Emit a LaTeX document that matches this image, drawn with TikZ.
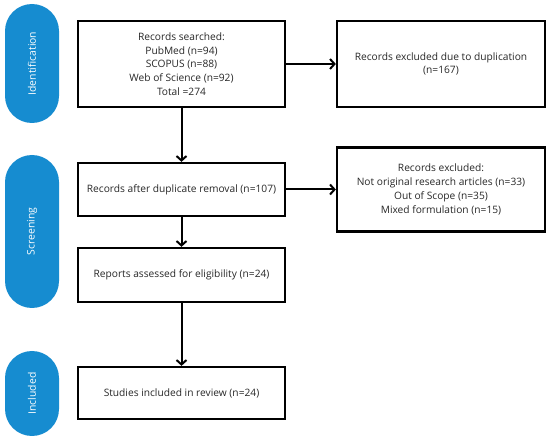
\documentclass[tikz,border=0pt]{standalone}
\usepackage{fontspec}
\setmainfont{Open Sans}
\usetikzlibrary{arrows.meta}
\definecolor{pillblue}{RGB}{22,140,208}
\definecolor{txt}{RGB}{40,40,40}
\tikzset{
  x=1pt,y=-1pt,
  box/.style={draw=black,line width=2.3pt,minimum width=207pt,align=center,font=\fontsize{10.2}{13.8}\selectfont,text=txt,inner sep=2pt},
  pill/.style={fill=pillblue,rounded corners=27pt,minimum height=54pt,rotate=90,text=white,font=\fontsize{10.4}{12}\selectfont},
  arr/.style={line width=2pt,-{Straight Barb[length=4.5pt,width=10pt,line width=2pt]}}
}
\begin{document}
\begin{tikzpicture}
\useasboundingbox[fill=white] (0,0) rectangle (550,441);
\node[pill,minimum width=119pt] (p1) at (32,63.5) {Identification};
\node[pill,minimum width=153pt] (p2) at (32,231.5) {Screening};
\node[pill,minimum width=85pt] (p3) at (32,393.5) {Included};
\node[box,minimum height=86pt] (b1) at (181.5,64) {Records searched:\\PubMed (n=94)\\SCOPUS (n=88)\\Web of Science (n=92)\\Total =274};
\node[box,minimum height=86pt,minimum width=208pt] (b2) at (441,64) {Records excluded due to duplication\\(n=167)};
\node[box,minimum height=53pt] (b3) at (181.5,189.5) {Records after duplicate removal (n=107)};
\node[box,minimum height=84pt,minimum width=208pt] (b4) at (441,189.5) {Records excluded:\\Not original research articles (n=33)\\Out of Scope (n=35)\\Mixed formulation (n=15)};
\node[box,minimum height=54pt] (b5) at (181.5,275) {Reports assessed for eligibility (n=24)};
\node[box,minimum height=52pt] (b6) at (181.5,393) {Studies included in review (n=24)};
\draw[arr] (b1) -- (b2);
\draw[arr] (b1) -- (b3);
\draw[arr] (b3) -- (b4);
\draw[arr] (b3) -- (b5);
\draw[arr] (b5) -- (b6);
\end{tikzpicture}
\end{document}
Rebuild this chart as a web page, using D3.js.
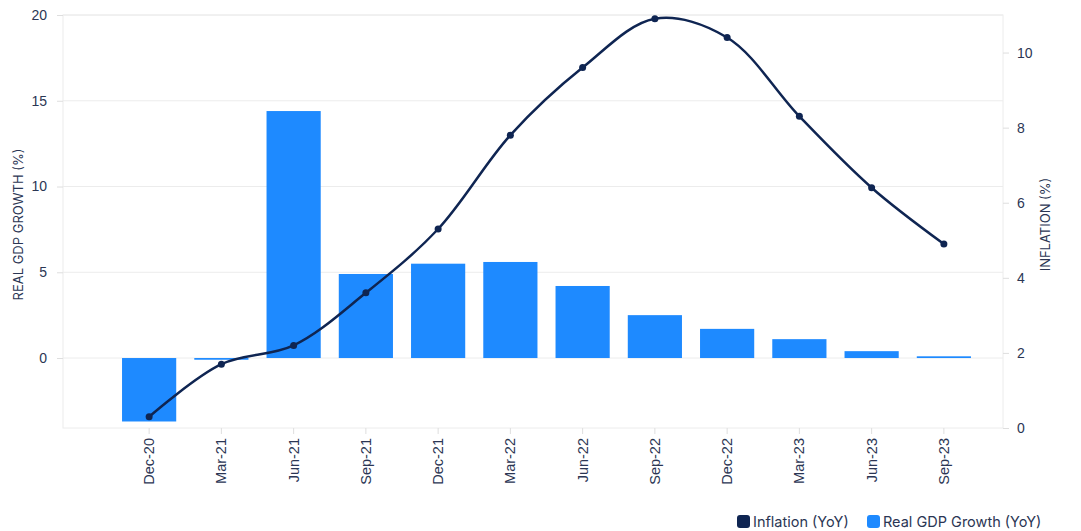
<!DOCTYPE html>
<html>
<head>
<meta charset="utf-8">
<script src="https://cdn.jsdelivr.net/npm/d3@7"></script>
<style>
  html, body { margin: 0; padding: 0; background: #fff; }
  svg { display: block; font-family: "Inter", "Noto Sans", sans-serif; }
</style>
</head>
<body>
<svg id="chart" width="1081" height="531"></svg>
<script>
// Quarterly data
const quarters = ["Dec-20", "Mar-21", "Jun-21", "Sep-21", "Dec-21", "Mar-22",
                  "Jun-22", "Sep-22", "Dec-22", "Mar-23", "Jun-23", "Sep-23"];
const gdpGrowth = [-3.7, -0.1, 14.4, 4.9, 5.5, 5.6, 4.2, 2.5, 1.7, 1.1, 0.4, 0.1];
const inflation = [0.3, 1.7, 2.2, 3.6, 5.3, 7.8, 9.6, 10.9, 10.4, 8.3, 6.4, 4.9];
const gdpTicks = [0, 5, 10, 15, 20];
const inflationTicks = [0, 2, 4, 6, 8, 10];

const textColor = "#2b3654";
const gridColor = "#ececec";
const barColor = "#1e8aff";
const lineColor = "#0f2552";

const svg = d3.select("#chart");
const plot = { left: 63, right: 1003, top: 15, bottom: 428 };

const x = d3.scaleBand().domain(quarters).range([113, 980])
  .paddingInner(0.25).paddingOuter(0.125);
const yL = d3.scaleLinear().domain([-4.08, 20]).range([plot.bottom, plot.top]);
const yR = d3.scaleLinear().domain([0, 11]).range([plot.bottom, plot.top]);

// Horizontal grid from the GDP axis
svg.append("g").selectAll("line").data(gdpTicks).join("line")
  .attr("x1", plot.left).attr("x2", plot.right)
  .attr("y1", d => yL(d)).attr("y2", d => yL(d))
  .attr("stroke", gridColor).attr("stroke-width", 1);

// Plot frame
svg.append("rect")
  .attr("x", plot.left).attr("y", plot.top)
  .attr("width", plot.right - plot.left).attr("height", plot.bottom - plot.top)
  .attr("fill", "none").attr("stroke", gridColor).attr("stroke-width", 1);

// Left axis
const leftAxis = svg.append("g")
  .attr("transform", `translate(${plot.left},0)`)
  .call(d3.axisLeft(yL).tickValues(gdpTicks).tickSize(6).tickPadding(10));
// Right axis
const rightAxis = svg.append("g")
  .attr("transform", `translate(${plot.right},0)`)
  .call(d3.axisRight(yR).tickValues(inflationTicks).tickSize(6).tickPadding(8));
// Bottom axis
const bottomAxis = svg.append("g")
  .attr("transform", `translate(0,${plot.bottom})`)
  .call(d3.axisBottom(x).tickSize(6).tickPadding(8));

[leftAxis, rightAxis, bottomAxis].forEach(g => {
  g.select(".domain").remove();
  g.selectAll(".tick line").attr("stroke", "#dedede");
  g.selectAll(".tick text").attr("fill", textColor).attr("font-size", 14);
});

bottomAxis.selectAll("text")
  .attr("transform", "rotate(-90)")
  .attr("text-anchor", "end")
  .attr("font-size", 14.5)
  .attr("dy", "0.35em")
  .attr("x", -10).attr("y", 0);

// Axis titles
svg.append("text")
  .attr("transform", `translate(23,${(plot.top + plot.bottom) / 2 + 3}) rotate(-90)`)
  .attr("text-anchor", "middle").attr("fill", textColor).attr("font-size", 13)
  .text("REAL GDP GROWTH (%)");
svg.append("text")
  .attr("transform", `translate(1050,${(plot.top + plot.bottom) / 2 + 3}) rotate(-90)`)
  .attr("text-anchor", "middle").attr("fill", textColor).attr("font-size", 13)
  .text("INFLATION (%)");

// GDP bars
svg.append("g").selectAll("rect").data(quarters).join("rect")
  .attr("x", d => x(d))
  .attr("width", x.bandwidth())
  .attr("y", (d, i) => yL(Math.max(0, gdpGrowth[i])))
  .attr("height", (d, i) => Math.max(1, Math.abs(yL(gdpGrowth[i]) - yL(0))))
  .attr("fill", barColor);

// Inflation line
const cx = d => x(d) + x.bandwidth() / 2;
const line = d3.line()
  .x((d, i) => cx(quarters[i]))
  .y(d => yR(d))
  .curve(d3.curveCatmullRom.alpha(0.5));
svg.append("path")
  .datum(inflation)
  .attr("d", line)
  .attr("fill", "none")
  .attr("stroke", lineColor)
  .attr("stroke-width", 2.5);
svg.append("g").selectAll("circle").data(inflation).join("circle")
  .attr("cx", (d, i) => cx(quarters[i]))
  .attr("cy", d => yR(d))
  .attr("r", 3.5)
  .attr("fill", lineColor);

// Legend
const legendItems = [
  { label: "Inflation (YoY)", color: lineColor, x: 737 },
  { label: "Real GDP Growth (YoY)", color: barColor, x: 867 }
];
const legend = svg.append("g").selectAll("g").data(legendItems).join("g")
  .attr("transform", d => `translate(${d.x},515)`);
legend.append("rect")
  .attr("width", 13).attr("height", 13).attr("rx", 3)
  .attr("fill", d => d.color);
legend.append("text")
  .attr("x", 16).attr("y", 11.5)
  .attr("fill", textColor).attr("font-size", 14.5)
  .text(d => d.label);
</script>
</body>
</html>
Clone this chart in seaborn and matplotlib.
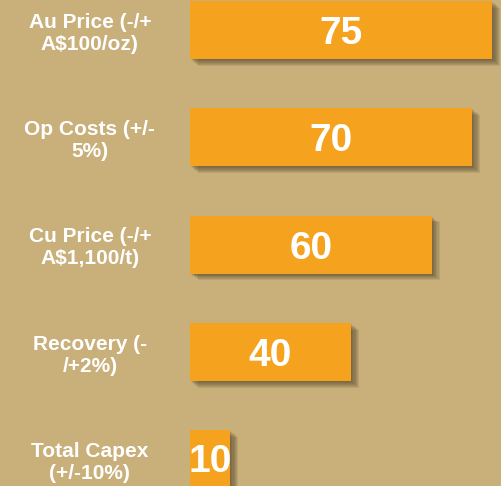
import matplotlib
matplotlib.use("Agg")
import matplotlib.pyplot as plt
import matplotlib.patheffects as pe
import seaborn as sns

# Sensitivity data
labels = [
    "Au Price (-/+\nA\\$100/oz)",
    "Op Costs (+/-\n5%)",
    "Cu Price (-/+\nA\\$1,100/t)",
    "Recovery (-\n/+2%)",
    "Total Capex\n(+/-10%)",
]
values = [75, 70, 60, 40, 10]

bg = "#C9B07B"
bar_color = "#F5A31F"

sns.set_style("white")
plt.rcParams['font.family'] = ['Liberation Sans', 'DejaVu Sans']

fig = plt.figure(figsize=(5.02, 4.86), dpi=100, facecolor=bg)
ax = fig.add_axes([0, 0, 1, 1])
ax.set_facecolor(bg)

sns.barplot(x=values, y=labels, orient="h", color=bar_color, saturation=1,
            width=0.54, ax=ax)

# soft, blurred-looking drop shadow under the bars
shadow = []
for k in range(7, 0, -1):
    shadow.append(pe.SimplePatchShadow(offset=(0.8 * k, -0.7 * k),
                                       shadow_rgbFace="#4a3d25", alpha=0.12))
for bar in ax.patches:
    bar.set_path_effects(shadow + [pe.Normal()])
    bar.set_linewidth(0)

texts = ax.bar_label(ax.containers[0], label_type="center", color="white",
                     fontsize=28, fontweight="bold")
for t in texts:
    t.set_va("center_baseline")

# category labels centred to the left of the bars
for i, lab in enumerate(labels):
    ax.text(-24.8, i + 0.03, lab, ha="center", va="center", color="white",
            fontsize=15, fontweight="bold", linespacing=1.2)

ax.set_xlim(-47.1, 77.4)
ax.set_ylim(4.25, -0.28)
ax.set_yticks([])
ax.set_xticks([])
ax.set_ylabel("")
sns.despine(ax=ax, left=True, bottom=True)

fig.savefig("out.png", dpi=100, facecolor=bg)
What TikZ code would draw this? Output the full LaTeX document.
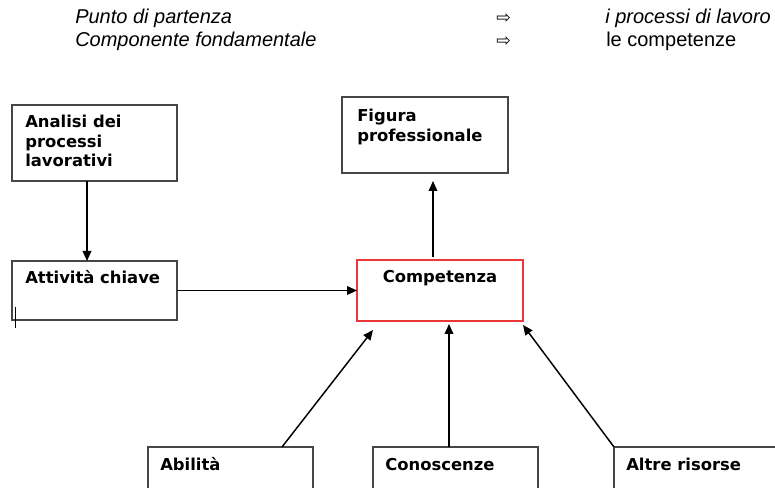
\documentclass[tikz,border=0pt]{standalone}
\usepackage{fontspec}
\setmainfont{DejaVu Sans}
\newfontfamily\hdrfont{Liberation Sans}
\newfontfamily\symfont{DejaVu Sans}
\usetikzlibrary{arrows.meta}
\newdimen\pxu \pxu=0.75pt
\definecolor{boxgray}{RGB}{70,70,70}
\definecolor{compred}{RGB}{235,55,55}
\tikzset{
  box/.style={draw=boxgray, line width=1pt, inner sep=0pt, outer sep=0pt, anchor=north west, fill=white},
  redbox/.style={box, draw=compred},
  lbl/.style={inner sep=0pt, anchor=base west, font=\fontsize{12.3}{14.6}\selectfont\bfseries},
  hdr/.style={inner sep=0pt, anchor=base west, font=\hdrfont\fontsize{15}{17}\selectfont},
  arr/.style={draw=black, line width=1.1pt, -{Triangle[length=7.5pt,width=6.5pt]}}
}
\begin{document}
\begin{tikzpicture}[x=0.75pt,y=-0.75pt]
\useasboundingbox (0,0) rectangle (775,488);
\clip (0,0) rectangle (775,488);
% header
\node[hdr] (h1) at (75,24) {\itshape Punto di partenza};
\node[hdr] (h2) at (75,47) {\itshape Componente fondamentale};
\node[hdr, font=\symfont\fontsize{13}{15}\selectfont] (a1) at (496,24) {⇨};
\node[hdr, font=\symfont\fontsize{13}{15}\selectfont] (a2) at (496,47) {⇨};
\node[hdr] (r1) at (605,24) {\itshape i processi di lavoro};
\node[hdr] (r2) at (606,47) {le competenze};
% boxes
\node[box, minimum width=165\pxu, minimum height=76\pxu] (ana) at (12,105) {};
\node[box, minimum width=165\pxu, minimum height=59\pxu] (att) at (12,261) {};
\node[box, minimum width=166\pxu, minimum height=76\pxu] (fig) at (342,97) {};
\node[redbox, minimum width=166\pxu, minimum height=61\pxu] (comp) at (357,260) {};
\node[box, minimum width=165\pxu, minimum height=80\pxu] (abi) at (148,447) {};
\node[box, minimum width=165\pxu, minimum height=80\pxu] (con) at (373,447) {};
\node[box, minimum width=170\pxu, minimum height=80\pxu] (alt) at (614,447) {};
% texts
\node[lbl] (tana) at (25,128) {\begin{tabular}[t]{@{}l@{}}Analisi dei\\processi\\lavorativi\end{tabular}};
\node[lbl] (tatt) at (25,284) {Attività chiave};
\node[lbl] (tfig) at (357,122) {\begin{tabular}[t]{@{}l@{}}Figura\\professionale\end{tabular}};
\node[lbl, anchor=base] (tcomp) at (440,283) {Competenza};
\node[lbl] (tabi) at (160,470) {Abilità};
\node[lbl] (tcon) at (385,470) {Conoscenze};
\node[lbl] (talt) at (626,470) {Altre risorse};
% connectors
\draw[arr] ([xshift=75\pxu]ana.south west) -- ([xshift=75\pxu]att.north west);
\draw[arr] (att.east) -- (comp.west);
\draw[arr] ([shift={(76\pxu,3\pxu)}]comp.north west) -- ([shift={(91\pxu,-8\pxu)}]fig.south west);
\draw[arr] ([xshift=134\pxu]abi.north west) -- ([shift={(16\pxu,-9\pxu)}]comp.south west);
\draw[arr] ([xshift=76\pxu]con.north west) -- ([shift={(92\pxu,-3\pxu)}]comp.south west);
\draw[arr] (alt.north west) -- ([shift={(0\pxu,-4\pxu)}]comp.south east);
% stray cursor mark
\draw[black, line width=0.6pt] ([shift={(3\pxu,-46\pxu)}]att.north west) -- ++(0,21);
\end{tikzpicture}
\end{document}
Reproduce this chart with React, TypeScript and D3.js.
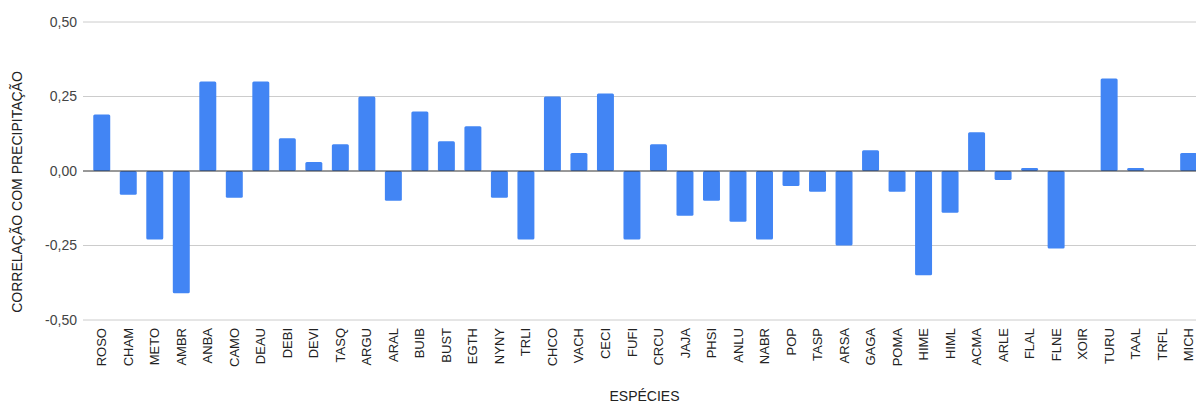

○ ○ ○ ○ ○

> [Exercise requirements]
Reply with one number only, the count of lines above that hold the string "LaTeX".

> [Solution below]
2